The preprocessor replaces over 20 Unicode characters used for evasion:

Unicode Replacement Purpose
\u2044 / Fraction slash evasion
\uff0f / Fullwidth solidus
\u200b (empty) Zero-width space
\uff1c < Fullwidth less-than
\uff1e > Fullwidth greater-than
\u037e ; Greek question mark

SemanticAnalyzer

Performs structural and statistical analysis of content to detect attacks that evade pattern matching.

Attack Probability Analysis

def analyze_attack_probability(self, content: str) -> dict[str, float]

Returns a dictionary mapping attack types to probability scores (0.0 - 1.0):

Attack Type Keywords Checked Structural Boost
xss script, javascript, onerror, onload, alert, eval, document... <...> tags
sql select, union, insert, update, delete, drop, from, where... SQL keywords
command exec, system, shell, cmd, bash, wget, curl, sudo... ;&| operators
path etc, passwd, shadow, hosts, proc, boot, win, ini ../ traversal
template render, template, jinja, mustache, handlebars... N/A

The score is computed as: min(keyword_match_ratio + structural_boost, 1.0).

Entropy Calculation

def calculate_entropy(self, content: str) -> float

Shannon entropy of the character distribution. High entropy (> 4.5) indicates potential obfuscation or encoded payloads.

Obfuscation Detection

detect_obfuscation() returns True when any of:

  • Entropy > 4.5
  • More than 2 encoding layers detected
  • Special character ratio > 40%
  • Contiguous non-space run > 100 characters

Code Injection Risk

analyze_code_injection_risk() scores (0.0 - 1.0) based on:

  • Code-like patterns ({}, function calls, variable references)
  • AST parseability (attempts ast.parse(content, mode="eval") with 100ms timeout)
  • Injection keywords (eval, exec, compile, __import__, globals, locals)

Threat Score

def get_threat_score(self, analysis_results: dict) -> float

Aggregates all analysis results into a single 0.0 - 1.0 score:

Component Weight
Max attack probability 30%
Obfuscation detected 20%
Encoding layers 10-20% (min of layers *10%, 20%)
Code injection risk 20%
Suspicious patterns 5-10% (min of count* 5%, 10%)

PerformanceMonitor

Tracks pattern execution performance and detects anomalies.

Constructor

PerformanceMonitor(
    anomaly_threshold: float = 3.0,
    slow_pattern_threshold: float = 0.1,
    history_size: int = 1000,
    max_tracked_patterns: int = 1000,
)
Parameter Description Bounds
anomaly_threshold Z-score threshold for statistical anomalies 1.0 - 10.0
slow_pattern_threshold Seconds to consider a pattern slow 0.01 - 10.0
history_size Recent metrics to retain 100 - 10,000
max_tracked_patterns Maximum unique patterns to track 100 - 5,000

Metric Recording

Each pattern execution records a PerformanceMetric dataclass:

@dataclass
class PerformanceMetric:
    pattern: str
    execution_time: float
    content_length: int
    timestamp: datetime
    matched: bool
    timeout: bool = False

Anomaly Detection

Three types of anomalies are detected after each metric recording:

Anomaly Type Condition
timeout The pattern execution timed out
slow_execution Execution time > slow_pattern_threshold (without timeout)
statistical_anomaly Z-score of execution time > anomaly_threshold (needs >= 10 samples)

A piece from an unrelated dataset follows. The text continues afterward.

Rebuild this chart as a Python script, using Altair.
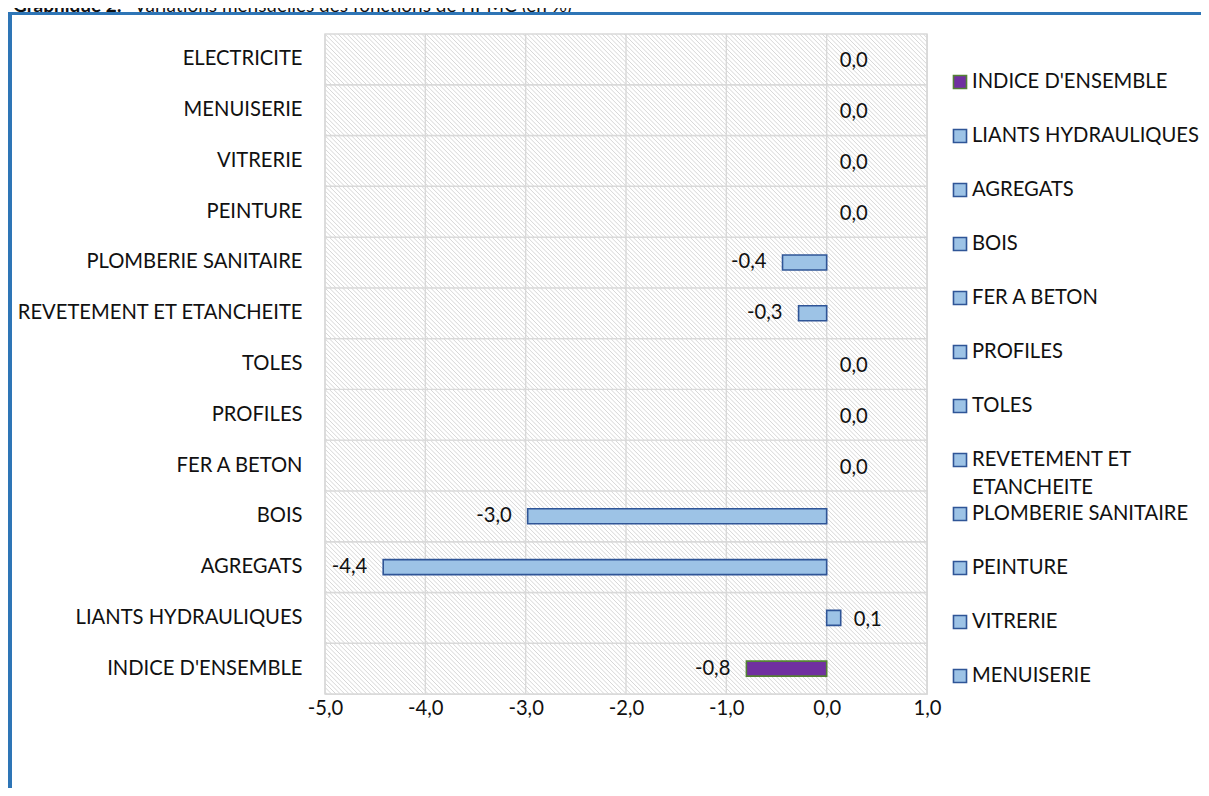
import altair as alt
import pandas as pd

# ---------------- data ----------------
categories = ["INDICE D'ENSEMBLE", "LIANTS HYDRAULIQUES", "AGREGATS", "BOIS\u00a0",
              "FER A BETON", "PROFILES", "TOLES", "REVETEMENT ET ETANCHEITE",
              "PLOMBERIE SANITAIRE", "PEINTURE", "VITRERIE", "MENUISERIE", "ELECTRICITE"]
values = [-0.80, 0.14, -4.42, -2.98, 0.0, 0.0, 0.0, -0.28, -0.44, 0.0, 0.0, 0.0, 0.0]
kinds = ["ensemble"] + ["fonction"] * 12

legend_line1 = ["INDICE D'ENSEMBLE", "LIANTS HYDRAULIQUES", "AGREGATS", "BOIS",
                "FER A BETON", "PROFILES", "TOLES", "REVETEMENT ET",
                "PLOMBERIE SANITAIRE", "PEINTURE", "VITRERIE", "MENUISERIE"]
legend_line2 = ["", "", "", "", "", "", "", "ETANCHEITE", "", "", "", ""]
legend_kinds = ["ensemble"] + ["fonction"] * 11

x_ticks = [-5, -4, -3, -2, -1, 0, 1]

title_bold = "Graphique 2:"
title_rest = "Variations mensuelles des fonctions de l'IPMC (en %)"

# ---------------- styles ----------------
W, H = 602, 660
FONT = "Lato"
FS = 20.2
TXT = "#111111"
GRID = "#d9d9d9"
BORDER = "#2e75b6"
kind_domain = ["ensemble", "fonction"]
fill_range = ["#7030a0", "#9dc3e6"]
stroke_range = ["#548235", "#2f5597"]


def hatch(w, h, period=4.4, half=1.0, ink="#d6d6d6", paper="#ffffff"):
    L = w + h
    s = L / (w * w + h * h)
    stops = [{"offset": 0, "color": paper}]
    c = period / 2
    while c + half < L:
        stops += [{"offset": round((c - half) / L, 6), "color": paper},
                  {"offset": round(c / L, 6), "color": ink},
                  {"offset": round((c + half) / L, 6), "color": paper}]
        c += period
    stops.append({"offset": 1, "color": paper})
    return {"gradient": "linear", "x1": 0, "y1": 1, "x2": s * w, "y2": 1 - s * h,
            "stops": stops}


df = pd.DataFrame({"cat": categories, "v": values, "kind": kinds})
df_ticks = pd.DataFrame({"v": x_ticks})
df_leg = pd.DataFrame({"leg": legend_line1, "line2": legend_line2, "kind": legend_kinds})

y_sort = list(reversed(categories))
xscale = alt.Scale(domain=[x_ticks[0], x_ticks[-1]], nice=False, zero=False)
xaxis = alt.Axis(values=x_ticks, format=".1f", grid=False, domain=False,
                 ticks=False, tickSize=0, labelPadding=4, labelFont=FONT,
                 labelFontSize=FS, labelColor=TXT, labelFlush=False, title=None)
yaxis = alt.Axis(domain=False, ticks=False, tickSize=0, labelPadding=23,
                 labelFont=FONT, labelFontSize=FS, labelColor=TXT,
                 labelLimit=400, grid=False, title=None)
yenc = alt.Y("cat:N", sort=y_sort, title=None,
             scale=alt.Scale(paddingInner=0, paddingOuter=0), axis=yaxis)


def xenc():
    return alt.X("v:Q", scale=xscale, title=None, axis=xaxis)


fill_enc = alt.Fill("kind:N", scale=alt.Scale(domain=kind_domain, range=fill_range), legend=None)
stroke_enc = alt.Stroke("kind:N", scale=alt.Scale(domain=kind_domain, range=stroke_range), legend=None)

base = alt.Chart(df)

bands = base.mark_rect(fill=hatch(W, H / len(categories)), stroke=GRID, strokeWidth=1.4).encode(
    x=alt.datum(x_ticks[0], scale=xscale, axis=xaxis),
    x2=alt.datum(x_ticks[-1]),
    y=yenc,
)

vgrid = alt.Chart(df_ticks).mark_rule(color=GRID, strokeWidth=1.4).encode(x=xenc())

bars = base.transform_filter("datum.v != 0").mark_bar(size=15, strokeWidth=1.6).encode(
    x=xenc(),
    x2=alt.datum(0),
    y=yenc,
    fill=fill_enc,
    stroke=stroke_enc,
)

lab_neg = base.transform_filter("datum.v < 0").mark_text(
    align="right", baseline="middle", dx=-16, font=FONT, fontSize=FS, color=TXT
).encode(x=xenc(), y=yenc, text=alt.Text("v:Q", format=".1f"))

lab_pos = base.transform_filter("datum.v >= 0").mark_text(
    align="left", baseline="middle", dx=13, dy=2, font=FONT, fontSize=FS, color=TXT
).encode(x=xenc(), y=yenc, text=alt.Text("v:Q", format=".1f"))

main = alt.layer(bands, vgrid, bars, lab_neg, lab_pos)

leg_y = alt.Y("leg:N", sort=legend_line1, title=None, axis=None,
              scale=alt.Scale(type="point", range=[48, 642], padding=0))
leg_base = alt.Chart(df_leg)
leg_sym = leg_base.mark_square(size=170, strokeWidth=1.6, opacity=1).encode(
    x=alt.value(635), y=leg_y, fill=fill_enc, stroke=stroke_enc)
leg_txt = leg_base.mark_text(align="left", baseline="middle", font=FONT, fontSize=FS,
                             color=TXT).encode(
    x=alt.value(647), y=leg_y, text="leg:N")
leg_txt2 = leg_base.mark_text(align="left", baseline="middle", dy=28, font=FONT, fontSize=FS,
                              color=TXT).encode(
    x=alt.value(647), y=leg_y, text="line2:N")
legend = alt.layer(leg_sym, leg_txt, leg_txt2)

df_title = pd.DataFrame({"b": [title_bold], "r": [title_rest]})
t_bold = alt.Chart(df_title).mark_text(align="left", baseline="alphabetic", font=FONT,
                                       fontSize=19, fontWeight="bold", color=TXT).encode(
    x=alt.value(-312), y=alt.value(-22), text="b:N")
t_rest = alt.Chart(df_title).mark_text(align="left", baseline="alphabetic", font=FONT,
                                       fontSize=19, color=TXT).encode(
    x=alt.value(-191), y=alt.value(-22), text="r:N")

border_left = alt.Chart(df_title).mark_rule(color=BORDER, strokeWidth=4).encode(
    x=alt.value(-315), y=alt.value(-22), y2=alt.value(762))
border_top = alt.Chart(df_title).mark_rule(color=BORDER, strokeWidth=3).encode(
    x=alt.value(-317), x2=alt.value(876), y=alt.value(-20.5))

chart = alt.layer(main, legend, t_bold, t_rest, border_left, border_top).resolve_scale(
    y="independent"
).properties(
    width=W, height=H,
    padding={"left": 317, "top": 26, "right": 274, "bottom": 94},
    autosize=alt.AutoSizeParams(type="none"),
).configure_view(stroke=None).configure(
    locale={"number": {"decimal": ",", "thousands": "\u00a0", "grouping": [3],
                       "currency": ["", " \u20ac"], "minus": "-"}}
)

chart.save("out.html", embed_options={"renderer": "svg", "actions": False})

Detected anomalies are sent as events to the agent handler and forwarded to registered callbacks.

Diagnostics

Method Returns
get_pattern_report(p) Stats for a specific pattern (executions, matches, timeouts, avg/max/min time)
get_slow_patterns(n) Top N slowest patterns by average execution time
get_problematic_patterns() Patterns with >10% timeout rate or consistently slow execution
get_summary_stats() Overall summary (total executions, avg time, timeout rate, match rate)

Callback Registration

monitor.register_anomaly_callback(lambda anomaly: print(anomaly))

Callbacks receive a sanitized anomaly dictionary with truncated pattern strings.